Thanks to Microsoft, though, a new beacon has lit up: the Xbox Live Arcade. The version of the online arcade on the original Xbox wasn't much to get excited about, but on the Xbox 360 Live Arcade has become something really promising. To see just how promising, download the demo of Geometry Wars: Evolved and then shell over the five dollars it takes to make it yours.

Some people say Geometry Wars was the best game on the 360. It may be the most intoxicating. A top-down, 2-D arcade game, retro in concept but modern in execution, you use one joystick for movement and one for firing, just like the old Robotron, but the pace starts fast and turns explosive. The visuals and sounds are thrilling despite their 2-D nature, making for a highly polished experience more fun than many of the full-on games I've reviewed in these pages.

Retro gaming rules on Live Arcade.

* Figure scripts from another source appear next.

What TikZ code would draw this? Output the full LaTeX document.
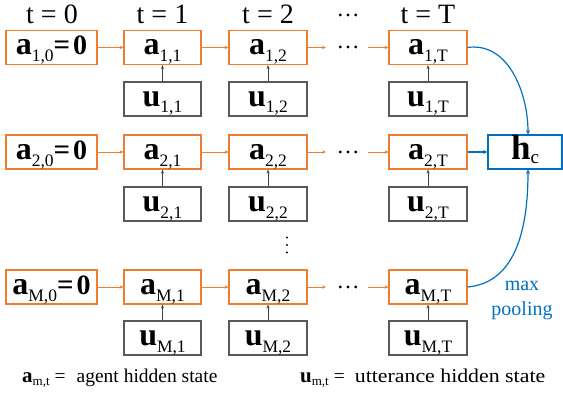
\documentclass[tikz,border=0pt]{standalone}
\usepackage{fontspec}
\setmainfont{Liberation Serif}
\usetikzlibrary{arrows.meta}
\definecolor{orng}{HTML}{ED7D31}
\definecolor{blu}{HTML}{0070C0}
\definecolor{gry}{HTML}{595959}
\definecolor{dgry}{HTML}{404040}
\newcommand{\bigv}[2]{{\fontsize{32}{32}\selectfont\bfseries #1}\raisebox{-6.5pt}{\fontsize{17.5}{17.5}\selectfont #2}}
\newcommand{\smallv}[2]{{\fontsize{21}{21}\selectfont\bfseries #1}\raisebox{-3.5pt}{\fontsize{13}{13}\selectfont #2}}
\begin{document}
\begin{tikzpicture}[x=1pt,y=-1pt,
  box/.style={draw, line width=1.1pt, inner sep=0pt, text height=24pt, text depth=9pt, minimum height=34pt},
  abox/.style={box, draw=orng},
  ubox/.style={box, draw=gry},
  hbox/.style={box, draw=blu, minimum width=74pt},
  oarr/.style={draw=orng, line width=1pt, -{Stealth[length=4pt,width=3.5pt]}},
  garr/.style={draw=dgry, line width=0.7pt, -{Stealth[length=4pt,width=3pt]}},
  barr/.style={draw=blu, line width=1.2pt, -{Stealth[length=4.5pt,width=4pt]}},
  toplab/.style={font=\fontsize{28}{28}\selectfont, anchor=base},
  dotlab/.style={font=\fontsize{23}{23}\selectfont, anchor=base, inner sep=0pt, text height=4pt, text depth=0pt},
  leg/.style={font=\fontsize{19.5}{19.5}\selectfont, anchor=base west, inner sep=0pt},
  bluelab/.style={font=\fontsize{20}{20}\selectfont, text=blu, anchor=base},
  vdot/.style={fill=black, circle, inner sep=0pt, minimum size=2.2pt}
]
\useasboundingbox (0,0) rectangle (563,396);
% top labels
\node[toplab] (t0) at (52,24) {t = 0};
\node[toplab] (t1) at (162.5,24) {t = 1};
\node[toplab] (t2) at (268,24) {t = 2};
\node[dotlab] (tdots) at (348,17) {…};
\node[toplab] (tT) at (428,24) {t = T};
% rows
\foreach \r/\ya/\yu in {1/47.5/99, 2/152/204, M/287/338} {
  \node[abox, minimum width=91pt] (a\r0) at (51.5,\ya) {\bigv{a}{\r,0}{\fontsize{29}{29}\selectfont\bfseries=}\hspace{3pt}{\fontsize{28}{28}\selectfont\bfseries 0}};
  \node[abox, minimum width=77pt] (a\r1) at (162.5,\ya) {\bigv{a}{\r,1}};
  \node[abox, minimum width=78pt] (a\r2) at (268,\ya) {\bigv{a}{\r,2}};
  \node[abox, minimum width=78pt] (a\r t) at (428,\ya) {\bigv{a}{\r,T}};
  \node[ubox, minimum width=77pt] (u\r1) at (162.5,\yu) {\bigv{u}{\r,1}};
  \node[ubox, minimum width=78pt] (u\r2) at (268,\yu) {\bigv{u}{\r,2}};
  \node[ubox, minimum width=78pt] (u\r t) at (428,\yu) {\bigv{u}{\r,T}};
  \coordinate (dl\r) at (326,\ya);
  \coordinate (dr\r) at (368,\ya);
  \node[dotlab] (dots\r) at (348,{\ya+1.5}) {…};
  \draw[oarr] (a\r0) -- (a\r1);
  \draw[oarr] (a\r1) -- (a\r2);
  \draw[oarr] (a\r2) -- (dl\r);
  \draw[oarr] (dr\r) -- (a\r t);
  \draw[garr] (u\r1) -- (a\r1);
  \draw[garr] (u\r2) -- (a\r2);
  \draw[garr] (u\r t) -- (a\r t);
}
\node[vdot] (vd1) at (287,237.5) {};
\node[vdot] (vd2) at (287,245) {};
\node[vdot] (vd3) at (287,252.5) {};
% h_c
\node[hbox] (hc) at (525,152) {{\fontsize{35}{35}\selectfont\bfseries h}\raisebox{-4pt}{\fontsize{19}{19}\selectfont c}};
\draw[barr] (a1t.east) to[out=8,in=90] ([xshift=3pt]hc.north);
\draw[barr] (a2t) -- (hc);
\draw[barr] (aMt.east) to[out=5,in=-90] ([xshift=3pt]hc.south);
\node[bluelab] (max) at (522,290) {max};
\node[bluelab] (pool) at (522,315) {pooling};
% legend
\node[leg] (lega) at (22,382) {\smallv{a}{m,t}\hspace{5pt}=\hspace{11pt}agent hidden state};
\node[leg] (legu) at (300,382) {\smallv{u}{m,t}\hspace{5pt}=\hspace{10pt}\scalebox{1.12}[1]{utterance hidden state}};
\end{tikzpicture}
\end{document}
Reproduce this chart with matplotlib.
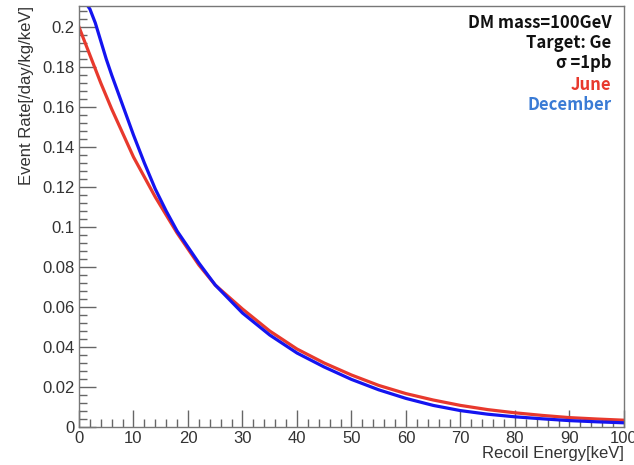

The second-best-selling title is Gauntlet, the old four-player arcade game, now playable online. Joust, Robotron, Smash TV, and Crystal Quest are there as well, their graphics redone to work on HD television sets, but each still looking exactly as you remember. Retro-ish new games like the platforming treat Wik and the vertical shooter Mutant Storm Reloaded are also a blast. And this March, 1992's Street Fighter II Hyper Fighting will return, also with online multiplayer support.

The early excitement generated by Geometry Wars has accompanied word that major game publishers are looking at developing similar low-cost, high-fun titles for the service. Developers weary of three-year product cycles and teams of 70 people like the sound of a six-month, four-person project with no retail headaches and no piracy. And the medium desperately needs a renaissance of creativity—games today are lumbering beasts, and in the same time it takes to make a typical high-end game, the original arcade creators went from Space Invaders to Galaxian to Galaga. Live Arcade may just be the perfect way to let video-game fun mutate and metastasize again.

Sensors detect another quarter in your pocket. It's time to play.